The 23 July 2012 simulation was then used to further examine and quantify the impact of solar wind preconditioning. The launch time of the 23 July ICME was varied with respect to a 19 July preconditioning ICME and also in its absence, to constrain the phenomenon of one ICME clearing the path for another. The simulations were able to reproduce the observed depleted solar wind densities ahead of the 23 July ICME and the simulated 23 July ICME reached a maximum velocity of > 2750 km s−1 when launched on 21 July but tended towards 2000 km s−1 when launched after 23 July.

Several studies have indicated that large ICMEs are significantly less affected by the ambient solar wind (Wu et al., 2005; Cash et al., 2015). The simulations of the 23 July ICME presented here are, however, towards the larger end of those considered; see Table 1 and Cash et al. (2015, Table 2 therein). While the precise numbers presented in this parametric preconditioning study might well differ depending on the solar wind backgrounds and ICME parameters used, the depletion behind the 19 July ICME shown in Figure 4 is consistent with the large-scale interaction between ICMEs and the ambient solar wind and also comparable to those produced by flux-rope ICME simulations (Shen et al., 2014). The trends presented in Figure 5 therefore indicate that solar wind preconditioning can be a significant factor for ICMEs of comparable magnitude to the 23 July event and, therefore, Carrington-scale events. The simulations also reveal that the 23 July event itself likely occurred when the solar wind had nearly fully recovered and it can be inferred that the 23 July would have reached even higher velocities at 1 au if launched closer in time to the 19 July preconditioning ICME.

Figure 5
figure 5

Parametric study showing the variations in the radial velocity in the left-hand panel (a), and transit time in the right-hand panel (b) resulting from the 23 July ICME launched at different times behind the 19 July ICME (orange solid line) and also in its absence (blue dashed line). The actual velocity observed at STEREO-A and the transit time are annotated with dashed black lines.

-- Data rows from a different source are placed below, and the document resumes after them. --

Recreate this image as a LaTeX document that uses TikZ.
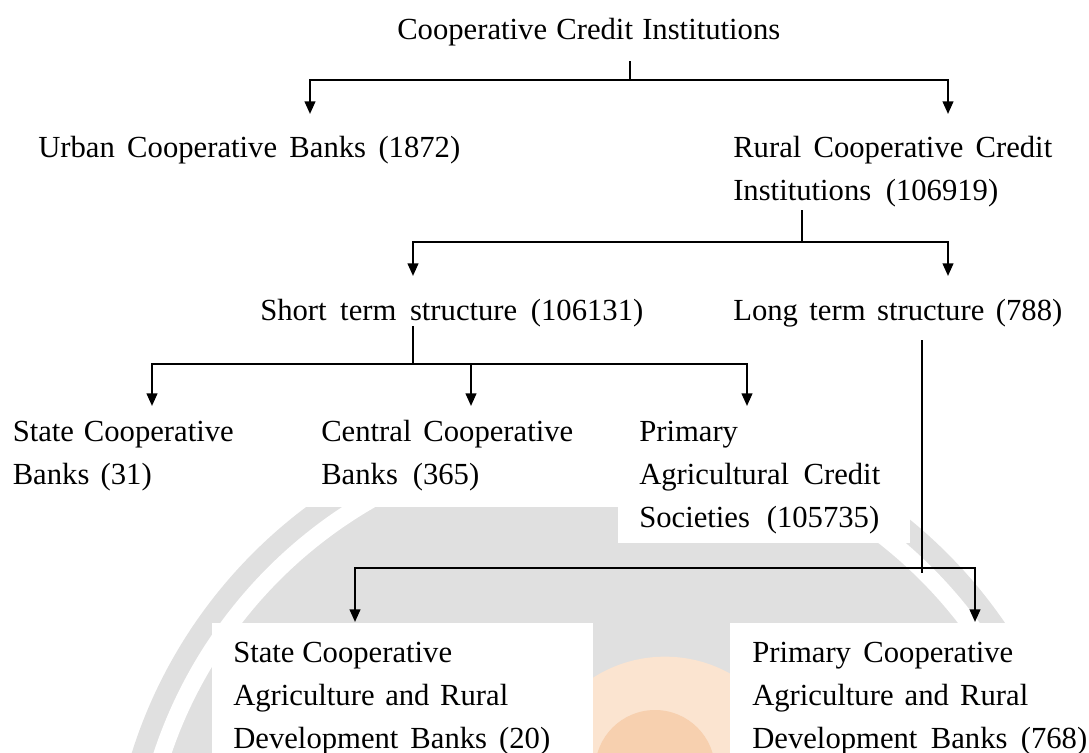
\documentclass[tikz,border=0pt]{standalone}
\usepackage{fontspec}
\setmainfont{Liberation Serif}
\usetikzlibrary{arrows.meta}
\newlength\pxu
\setlength\pxu{0.75pt}
\newcommand\J[2]{\makebox[#1\pxu][s]{#2}}
\definecolor{wmgrey}{RGB}{224,224,224}
\definecolor{wmorange}{RGB}{251,228,208}
\definecolor{wmorangeb}{RGB}{247,208,175}
\begin{document}
\begin{tikzpicture}[x=0.75pt,y=-0.75pt,
  lbl/.style={anchor=base west,inner sep=0pt,font=\fontsize{23}{32.25}\selectfont},
  conn/.style={line width=1.6pt,black},
  arr/.style={conn,-{Triangle[width=8pt,length=9.5pt]}},
  blank/.style={fill=white,draw=none}]
\useasboundingbox (0,0) rectangle (1089,753);
% faint watermark
\begin{scope}
  \clip (0,507) rectangle (1089,753);
  \fill[wmgrey] (600,900) circle (368pt);
  \draw[white,line width=13pt] (600,900) circle (346pt);
  \begin{scope}
    \clip (0,621) rectangle (1089,753);
    \fill[wmorange] (665,790) circle (100pt);
    \fill[wmorangeb] (655,770) circle (45pt);
  \end{scope}
\end{scope}
\fill[blank] (212,623) rectangle (593,753);
\fill[blank] (730,623) rectangle (1089,753);
\fill[blank] (618,505) rectangle (910,543);
% texts
\node[lbl] (title) at (397,39) {\J{383}{Cooperative Credit Institutions}};
\node[lbl] (urban) at (38,157) {\J{422}{Urban Cooperative Banks (1872)}};
\node[lbl] (rural) at (733,157) {\begin{tabular}[t]{@{}l@{}}\J{319}{Rural Cooperative Credit}\\\J{265}{Institutions (106919)}\end{tabular}};
\node[lbl] (short) at (260,320) {\J{383}{Short term structure (106131)}};
\node[lbl] (long) at (733,320) {\J{329}{Long term structure (788)}};
\node[lbl] (scb) at (12.5,441) {\begin{tabular}[t]{@{}l@{}}\J{221}{State Cooperative}\\\J{139}{Banks (31)}\end{tabular}};
\node[lbl] (ccb) at (321,441) {\begin{tabular}[t]{@{}l@{}}\J{252}{Central Cooperative}\\\J{158}{Banks (365)}\end{tabular}};
\node[lbl] (pacs) at (639,441) {\begin{tabular}[t]{@{}l@{}}Primary\\\J{241}{Agricultural Credit}\\\J{240}{Societies (105735)}\end{tabular}};
\node[lbl] (scardb) at (233,662) {\begin{tabular}[t]{@{}l@{}}State Cooperative\\\J{275}{Agriculture and Rural}\\\J{317}{Development Banks (20)}\end{tabular}};
\node[lbl] (pcardb) at (752,662) {\begin{tabular}[t]{@{}l@{}}\J{261}{Primary Cooperative}\\\J{276}{Agriculture and Rural}\\\J{335}{Development Banks (768)}\end{tabular}};
% connector points
\coordinate (s1) at (630,61);  \coordinate (j1) at (630,80);
\coordinate (a1L) at (310,114); \coordinate (a1R) at (948,114);
\coordinate (s2) at (802,210); \coordinate (j2) at (802,242);
\coordinate (a2L) at (413,276); \coordinate (a2R) at (948,276);
\coordinate (s3) at (413,326); \coordinate (j3) at (413,364);
\coordinate (a3a) at (152,406); \coordinate (a3b) at (471,406); \coordinate (a3c) at (747,406);
\coordinate (s4) at (922,340); \coordinate (j4) at (922,568); \coordinate (e4) at (922,573);
\coordinate (a4L) at (355,622); \coordinate (a4R) at (975,622);
% connectors
\draw[conn] (s1) -- (j1);
\draw[arr] (j1) -| (a1L);
\draw[arr] (j1) -| (a1R);
\draw[conn] (s2) -- (j2);
\draw[arr] (j2) -| (a2L);
\draw[arr] (j2) -| (a2R);
\draw[conn] (s3) -- (j3);
\draw[arr] (j3) -| (a3a);
\draw[arr] (j3) -| (a3b);
\draw[arr] (j3) -| (a3c);
\draw[conn,line width=1.2pt] (s4) -- (e4);
\draw[arr] (j4) -| (a4L);
\draw[arr] (j4) -| (a4R);
\end{tikzpicture}
\end{document}
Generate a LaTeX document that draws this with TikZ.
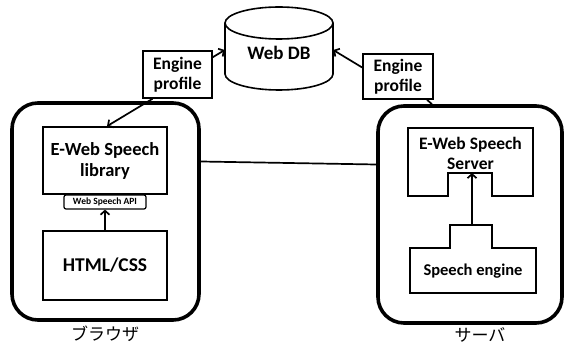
\documentclass[tikz,border=0pt]{standalone}
\usepackage{fontspec}
\setmainfont{Carlito}
\newfontfamily\jpfont{Noto Sans CJK JP}
\usepackage{tikz}
\usetikzlibrary{arrows.meta,positioning,shapes.geometric}

\begin{document}
\begin{tikzpicture}[
    x=1pt, y=-1pt,
    box/.style={rectangle, draw=black, line width=1.6pt, inner sep=0pt,
                align=center, font=\fontsize{18.5}{21}\selectfont\bfseries},
    tag/.style={rectangle, draw=black, line width=1.6pt, inner sep=0pt,
                align=center, font=\fontsize{17.5}{20}\selectfont\bfseries},
    apibox/.style={rectangle, draw=black, rounded corners=2pt, line width=1.2pt,
                   inner sep=0pt, font=\fontsize{9.5}{10}\selectfont\bfseries},
    group/.style={rectangle, draw=black, line width=3.6pt, rounded corners=26pt},
    outline/.style={line width=1.6pt},
    arr/.style={-{Straight Barb[length=4pt, width=9pt]}, line width=1.7pt},
    link/.style={line width=1.7pt},
    grouplabel/.style={font=\jpfont\fontsize{17}{20}\selectfont}
  ]
  \useasboundingbox (0,0) rectangle (565,347);

  %% ── Web DB (top) ───────────────────────────────────────────────────
  \node[font=\fontsize{19}{22}\selectfont\bfseries, minimum width=108pt,
        minimum height=51pt, inner sep=0pt]
                                    (db)   at (279,53)    {Web DB};
  \draw[outline] (225,23) -- (225,74)
        arc[start angle=180, end angle=360, x radius=54pt, y radius=16pt] -- (333,23);
  \draw[outline] (279,23) ellipse[x radius=54pt, y radius=16pt];
  \node[tag, minimum width=69pt, minimum height=47pt]
                                    (ep1)  at (177.5,74.5) {Engine\\profile};
  \node[tag, minimum width=70pt, minimum height=45pt]
                                    (ep2)  at (398,76.5)   {Engine\\profile};

  %% ── browser side (left) ────────────────────────────────────────────
  \node[group, minimum width=187pt, minimum height=217pt]
                                    (bro)  at (105.5,211.5) {};
  \node[box, minimum width=124pt, minimum height=67pt]
                                    (lib)  at (105,160.5)  {E-Web Speech\\library};
  \node[apibox, minimum width=82pt, minimum height=14pt]
                                    (api)  at (105,202)    {Web Speech API};
  \node[box, minimum width=124pt, minimum height=69pt, font=\fontsize{19.5}{24}\selectfont\bfseries]
                                    (html) at (105,265.5)  {HTML/CSS};
  \node[grouplabel]                 (brl)  at (105,334)    {ブラウザ};
  \draw[arr] (html) -- (api);

  %% ── server side (right) ────────────────────────────────────────────
  \node[group, minimum width=184pt, minimum height=217pt]
                                    (sv)   at (470,214.5)  {};
  \draw[outline] (408,128) -- (533,128) -- (533,196) -- (492,196)
        -- (492,173) -- (448,173) -- (448,196) -- (408,196) -- cycle;
  \node[font=\fontsize{17.5}{20}\selectfont\bfseries, align=center]
                                    (srv)  at (470.5,153)  {E-Web Speech\\Server};
  \draw[outline] (410,248) -- (450,248) -- (450,225) -- (492,225)
        -- (492,248) -- (536,248) -- (536,293) -- (410,293) -- cycle;
  \node[font=\fontsize{16.5}{19}\selectfont\bfseries]
                                    (eng)  at (473,271)    {Speech engine};
  \coordinate                       (tab)  at (472,225);
  \coordinate                       (notch) at (472,173);
  \draw[arr] (tab) -- (notch);
  \node[grouplabel]                 (svl)  at (480,335)    {サーバ};

  %% ── connectors ─────────────────────────────────────────────────────
  \draw[arr]  ([yshift=-7pt]ep1.north east) -- ([yshift=3pt]db.west);
  \draw[arr]  ([xshift=-25pt]ep1.south) -- ([xshift=2pt]lib.north);
  \draw[arr]  ([yshift=9pt]ep2.west) -- ([yshift=3pt]db.east);
  \draw[link] ([xshift=29pt]ep2.south) -- ([xshift=-38pt]sv.north);
  \draw[link] ([yshift=50pt]bro.east) -- ([yshift=50pt]sv.west);

\end{tikzpicture}
\end{document}
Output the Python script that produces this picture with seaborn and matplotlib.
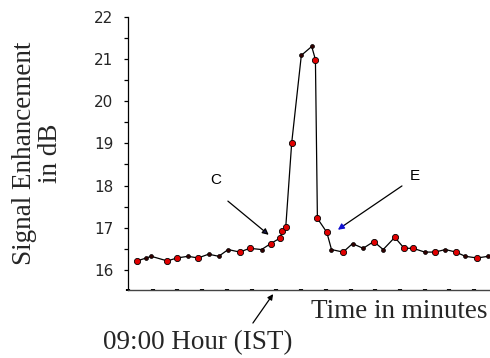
import matplotlib
matplotlib.use("Agg")
import matplotlib.pyplot as plt
import seaborn as sns
import pandas as pd
import numpy as np
from matplotlib.ticker import MultipleLocator

sns.set_theme(style="white")
plt.rcParams['font.family'] = ['Liberation Sans', 'DejaVu Sans']

# Data (time in minutes, signal enhancement in dB)
time_min = [3.6, 7.4, 9.4, 15.9, 19.8, 24.3, 28.3, 32.6, 36.7, 40.5, 45.2, 49.2,
            54.0, 57.7, 61.4, 62.4, 63.8, 66.2, 70.1, 74.3, 75.8, 76.6, 80.4, 82.3,
            87.0, 90.8, 95.1, 99.4, 103.2, 107.9, 111.7, 115.3, 120.0, 124.1, 128.4,
            132.6, 136.4, 141.2, 145.7]
signal_db = [16.21, 16.28, 16.32, 16.21, 16.28, 16.32, 16.28, 16.37, 16.32, 16.48,
             16.42, 16.51, 16.48, 16.62, 16.75, 16.91, 17.01, 19.01, 21.09, 21.30,
             20.99, 17.22, 16.89, 16.48, 16.42, 16.62, 16.51, 16.67, 16.48, 16.77,
             16.51, 16.51, 16.42, 16.42, 16.48, 16.42, 16.32, 16.28, 16.32]
marker_kind = ['r', 'k', 'k', 'r', 'r', 'k', 'r', 'k', 'k', 'k', 'r', 'r', 'k', 'r',
               'r', 'r', 'r', 'r', 'k', 'k', 'r', 'r', 'r', 'k', 'r', 'k', 'k', 'r',
               'k', 'r', 'r', 'r', 'k', 'r', 'k', 'r', 'k', 'r', 'k']
y_ticks = [16, 17, 18, 19, 20, 21, 22]

df = pd.DataFrame({'t': time_min, 's': signal_db, 'kind': marker_kind})

fig = plt.figure(figsize=(4.9, 3.58), dpi=100)
ax = fig.add_axes([128/490, 1-290/358, 361/490, 273/358])

sns.lineplot(data=df, x='t', y='s', ax=ax, color='black', lw=0.9, sort=False)
red = df[df.kind == 'r']
blk = df[df.kind == 'k']
sns.scatterplot(data=red, x='t', y='s', ax=ax, color='#e00000', edgecolor='black',
                linewidth=0.6, s=20, marker='o', zorder=3)
sns.scatterplot(data=blk, x='t', y='s', ax=ax, color='#300000', edgecolor='black',
                linewidth=0.5, s=8, marker='o', zorder=3)

ax.set_xlim(0, 146)
ax.set_ylim(15.52, 22)
ax.yaxis.set_minor_locator(MultipleLocator(0.5))
ax.xaxis.set_major_locator(MultipleLocator(10))
ax.set_yticks(y_ticks)
ax.set_yticklabels([str(v) for v in y_ticks], family=['DejaVu Sans'])
ax.tick_params(axis='y', which='both', direction='out', length=3, width=0.9,
               color='black', labelsize=11, pad=7.5, left=True)
ax.tick_params(axis='x', which='major', direction='inout', length=1.6, width=3,
               color='black', bottom=True, labelbottom=False)
ax.set_xlabel('')
ax.set_ylabel('')

for sp in ['top', 'right']:
    ax.spines[sp].set_visible(False)
ax.spines['left'].set_color('black')
ax.spines['left'].set_linewidth(0.9)
ax.spines['bottom'].set_color('#444444')
ax.spines['bottom'].set_linewidth(1.0)

# annotations C and E
ax.text(35.5, 18.13, 'C', fontsize=11, ha='center', va='center', color='black')
ax.annotate('', xy=(56.9, 16.83), xytext=(40.4, 17.63),
            arrowprops=dict(arrowstyle='-|>', color='black', lw=0.9,
                            mutation_scale=9, shrinkA=0, shrinkB=0,
                            fc='#1a1a50'))
ax.text(116, 18.23, 'E', fontsize=11, ha='center', va='center', color='black')
# black shaft with blue head for E
ax.annotate('', xy=(86.5, 17.02), xytext=(110.8, 17.99),
            arrowprops=dict(arrowstyle='-', color='black', lw=0.9,
                            shrinkA=0, shrinkB=0))
ax.annotate('', xy=(84.9, 16.95), xytext=(87.5, 17.06),
            arrowprops=dict(arrowstyle='-|>', color='#1010d0', lw=0.9,
                            mutation_scale=9, shrinkA=0, shrinkB=0))

serif = ['Liberation Serif', 'DejaVu Serif']
ax.annotate('', xy=(0.402, -0.015), xytext=(0.346, -0.121),
            xycoords='axes fraction', textcoords='axes fraction',
            arrowprops=dict(arrowstyle='-|>', color='black', lw=0.9,
                            mutation_scale=8, shrinkA=0, shrinkB=0),
            annotation_clip=False)
fig.text(198/490, 1-343/358, '09:00 Hour (IST)', family=serif, fontsize=19.5,
         ha='center', va='center')
fig.text(399/490, 1-312/358, 'Time in minutes', family=serif, fontsize=19.5,
         ha='center', va='center')
fig.text(37.5/490, 1-153/358, 'Signal Enhancement\nin dB', family=serif,
         fontsize=19.5, rotation=90, ha='center', va='center', linespacing=1.1,
         multialignment='center')

fig.savefig('out.png', dpi=100)
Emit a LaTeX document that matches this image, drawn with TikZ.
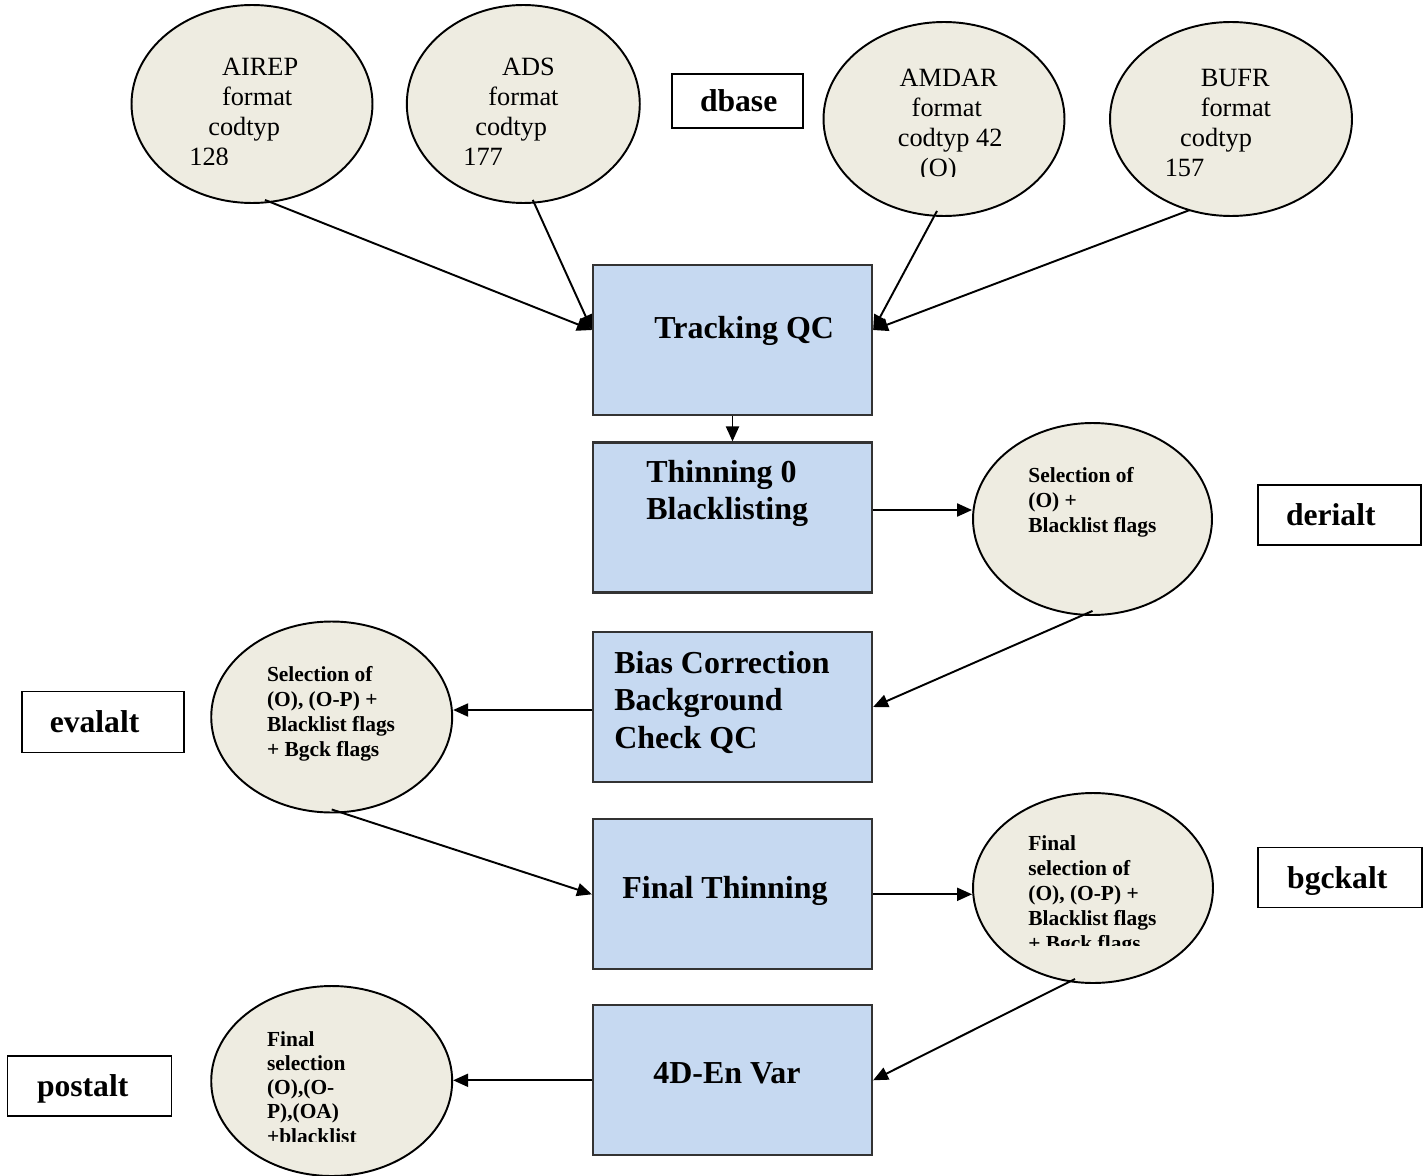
\documentclass[tikz,border=0pt]{standalone}
\usepackage{fontspec}
\setmainfont{Liberation Serif}
\usetikzlibrary{arrows.meta}
\usetikzlibrary{shapes.geometric}

\definecolor{ovalfill}{HTML}{EEECE1}
\definecolor{boxfill}{HTML}{C6D9F1}

\tikzset{
  oval/.style={ellipse, draw, line width=1.1pt, fill=ovalfill, inner sep=0pt},
  stage/.style={rectangle, draw=black!80, line width=1.3pt, fill=boxfill,
    minimum width=5.58cm, minimum height=3cm, inner sep=0pt},
  tag/.style={rectangle, draw, line width=1.1pt, inner sep=0pt, align=left,
    text height=12.4pt, text depth=0pt, font=\fontsize{18}{21}\selectfont\bfseries},
  src/.style={anchor=north west, inner sep=0pt, align=left, font=\fontsize{15}{17.1}\selectfont},
  sel/.style={anchor=north west, inner sep=0pt, align=left, font=\fontsize{12.2}{14.2}\selectfont\bfseries},
  lbl/.style={anchor=north west, inner sep=0pt, align=left, font=\fontsize{18.2}{21.2}\selectfont\bfseries},
  arr/.style={-{Triangle[length=8.5pt,width=7.4pt]}, line width=1.1pt},
}

\begin{document}
\begin{tikzpicture}[x=0.02cm, y=-0.02cm]
\useasboundingbox (0,0) rectangle (1427,1176);

% data sources
\node[oval, minimum width=4.82cm, minimum height=3.96cm] (airep) at (252,104) {};
\node[oval, minimum width=4.66cm, minimum height=3.96cm] (ads) at (523.3,104) {};
\node[oval, minimum width=4.82cm, minimum height=3.88cm] (amdar) at (944,119) {};
\node[oval, minimum width=4.84cm, minimum height=3.88cm] (bufr) at (1231,119) {};

\begin{scope}
\clip (130,0) rectangle (650,164);
\node[src] (airep-t) at (189,57.7) {\hspace*{18.6pt}AIREP\\\hspace*{18.6pt}format\\\hspace*{10.8pt}codtyp\\128};
\node[src] (ads-t) at (463,57.7) {\hspace*{22pt}ADS\\\hspace*{14.2pt}format\\\hspace*{6.8pt}codtyp\\177};
\end{scope}
\begin{scope}
\clip (820,0) rectangle (1360,176);
\node[src] (amdar-t) at (897.5,68.6) {\hspace*{1pt}AMDAR\\\hspace*{7.9pt}format\\codtyp 42\\\hspace*{12.7pt}(O)};
\node[src] (bufr-t) at (1164.4,68.6) {\hspace*{20.5pt}BUFR\\\hspace*{20.5pt}format\\\hspace*{8.8pt}codtyp\\157};
\end{scope}

\node[tag, minimum width=2.62cm, text width=1.5cm, minimum height=1.08cm] (dbase) at (737.5,101) {dbase};

% processing steps
\node[stage] (track) at (732.5,340) {};
\node[stage] (thin) at (732.5,517.5) {};
\node[stage] (bias) at (732.5,707) {};
\node[stage] (ft) at (732.5,894.3) {};
\node[stage] (fd) at (732.5,1080.3) {};

\node[lbl] (track-t) at (654,316) {Tracking QC};
\node[lbl] (thin-t) at (646,459.6) {Thinning 0\\Blacklisting};
\node[lbl] (bias-t) at (614,651) {Bias Correction\\Background\\Check QC};
\node[lbl] (ft-t) at (622,876) {Final Thinning};
\node[lbl] (fd-t) at (653,1062.4) {4D-En Var};

% selections
\node[oval, minimum width=4.78cm, minimum height=3.84cm] (sel1) at (1092.5,519) {};
\node[oval, minimum width=4.82cm, minimum height=3.82cm] (eval) at (331.7,717) {};
\node[oval, minimum width=4.8cm, minimum height=3.8cm] (fsel) at (1093,888) {};
\node[oval, minimum width=4.82cm, minimum height=3.8cm] (post) at (331.7,1081) {};

\node[sel] (sel1-t) at (1028,467.4) {Selection of\\(O) +\\Blacklist flags};
\node[sel] (eval-t) at (266.7,666) {Selection of\\(O), (O-P) +\\Blacklist flags\\+ Bgck flags};
\begin{scope}
\clip (973,790) rectangle (1213,945);
\node[sel] (fsel-t) at (1028,835.4) {Final\\selection of\\(O), (O-P) +\\Blacklist flags\\+ Bgck flags};
\end{scope}
\begin{scope}
\clip (211,985) rectangle (452,1141);
\node[sel, font=\fontsize{12.2}{13.8}\selectfont\bfseries] (post-t) at (266.7,1031) {Final\\selection\\(O),(O-\\P),(OA)\\+blacklist};
\end{scope}

% output files
\node[tag, minimum width=3.26cm, text width=2.14cm, minimum height=1.2cm] (derialt) at (1339.5,515) {derialt};
\node[tag, minimum width=3.25cm, text width=2.13cm, minimum height=1.22cm] (evalalt) at (103,722) {evalalt};
\node[tag, minimum width=3.28cm, text width=2.1cm, minimum height=1.2cm] (bgckalt) at (1339.7,877.5) {bgckalt};
\node[tag, minimum width=3.28cm, text width=2.1cm, minimum height=1.2cm] (postalt) at (89.5,1086) {postalt};

% connectors
\draw[arr] ([xshift=0.26cm,yshift=0.08cm]airep.south) -- ([yshift=0.2cm]track.west);
\draw[arr] ([xshift=0.19cm,yshift=0.08cm]ads.south) -- ([yshift=0.2cm]track.west);
\draw[arr] ([xshift=-0.14cm,yshift=0.12cm]amdar.south) -- ([yshift=0.2cm]track.east);
\draw[arr] ([xshift=-0.82cm,yshift=0.14cm]bufr.south) -- ([yshift=0.2cm]track.east);
\draw[arr] (track.south) -- (thin.north);
\draw[arr] ([yshift=0.15cm]thin.east) -- ([yshift=0.15cm]thin.east -| sel1.west);
\draw[arr] ([yshift=0.1cm]sel1.south) -- (bias.east);
\draw[arr] ([yshift=-0.06cm]bias.west) -- ([yshift=-0.06cm]bias.west -| eval.east);
\draw[arr] ([yshift=0.08cm]eval.south) -- (ft.west);
\draw[arr] (ft.east) -- (ft.east -| fsel.west);
\draw[arr] ([xshift=-0.36cm,yshift=0.1cm]fsel.south) -- (fd.east);
\draw[arr] (fd.west) -- (fd.west -| post.east);

\end{tikzpicture}
\end{document}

The preconditioning window identified in Figure 5, although focused on a particular event, can provide context for historical events, such as the August 1972 ICME which reached Earth in a record 14.6 hours (Knipp et al., 2018) and the Carrington event of September 1859 which reached Earth in 18.6 hours (Tsurutani et al., 2003), which have been implicated as involving multiple ICME eruptions. In the absence of in situ measurements, the trends presented here indicate that preconditioning variations in the ambient solar wind could explain the difference in these arrival times. The significant increase in ICME velocity and decrease in transit time due to solar wind preconditioning could also plausibly enhance the severity of a range of CMEs which do not initially present themselves as Carrington-scale within the solar corona. This study did not, however, consider the effects of solar wind preconditioning inside the solar corona. A comprehensive parametric preconditioning study, with regards to the numerous ICME input parameters that can be varied, and also with a flux-rope CME description, is therefore left for a future endeavour.

The preconditioning window induced by an initial ICME, and the decrease in its significance over time, presents a quantifiable prediction that can be used by current space weather forecasting efforts to estimate the increased likelihood of a severe space weather event occurring.